Pour ce qui est des relations américano-européennes, la décision de Trump n’est, en fait, qu’un nouveau point de désaccord. Avant la déclaration américaine, les Européens avaient tenté de convaincre le président américain de poursuivre le plan d’action commun, en vain. En effet, les Européens craignent que les sanctions américaines contre l’Iran n’affectent les compagnies européennes ayant conclu des contrats avec l’Iran, en plus de la menace des intérêts commerciaux irano-européens qui ont connu des étapes d’évolution très importantes après la signature de l’accord nucléaire.

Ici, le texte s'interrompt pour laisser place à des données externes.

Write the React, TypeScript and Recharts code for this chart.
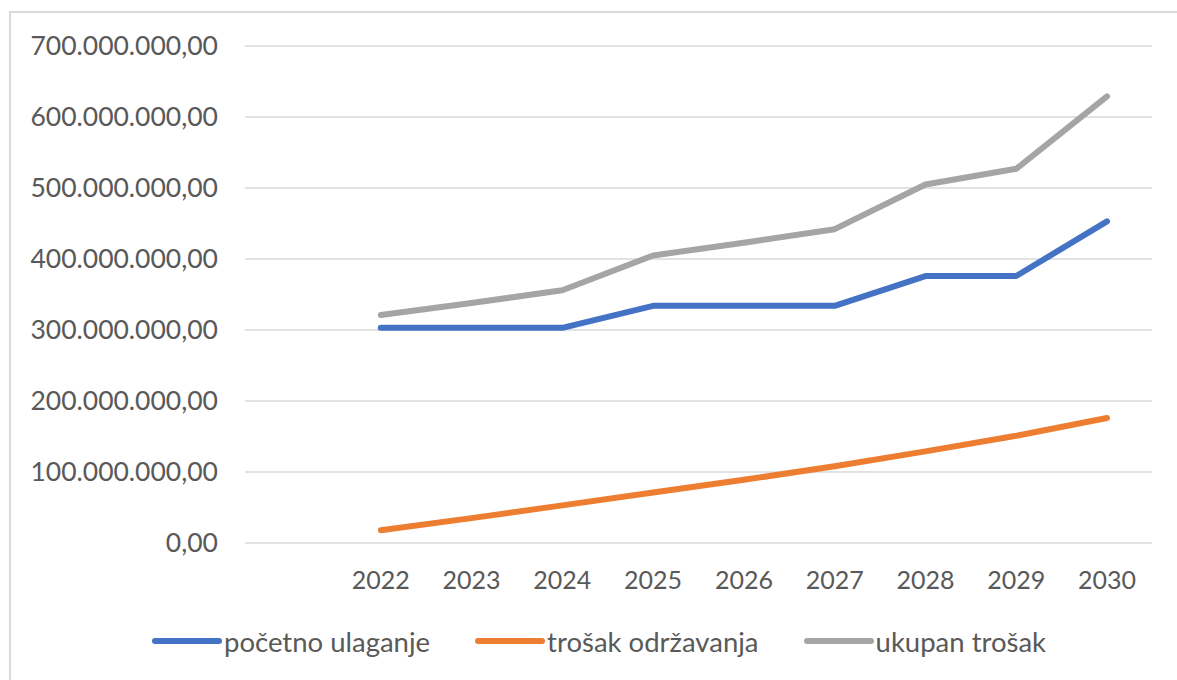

A l’intérieur de l’Iran, la décision américaine pourrait également affaiblir la force du courant réformiste qui appelle à plus d’ouverture vers les Etats-Unis, et renforcer par contre la puissance du courant radical qui appelle sans cesse à ne pas avoir confiance en Washington « le grand diable ». Il est donc fort probable dans les jours à venir que le régime iranien adopte des politiques plus radicales sur les plans interne et externe. Tout cela va profiter au courant radical qui augmente ses chances auprès du peuple iranien, en plus de ses chances de remporter les prochaines élections parlementaires et présidentielle.

En conclusion, la décision unilatérale du président Trump vise à réaliser des gains personnels étroits, comme le fait de se débarrasser de l’héritage de son prédécesseur, Barack Obama, et de tenir à ses promesses électorales d’éliminer les accords internationaux pour en négocier d’autres qui réaliseraient plus de bénéfices. Mais jusqu’à maintenant, Trump a échoué à réaliser cet objectif. Et les politiques du président américain vont négativement influencer le rôle des Etats-Unis, alors que l’ordre mondial est actuellement en phase d’évolution importante.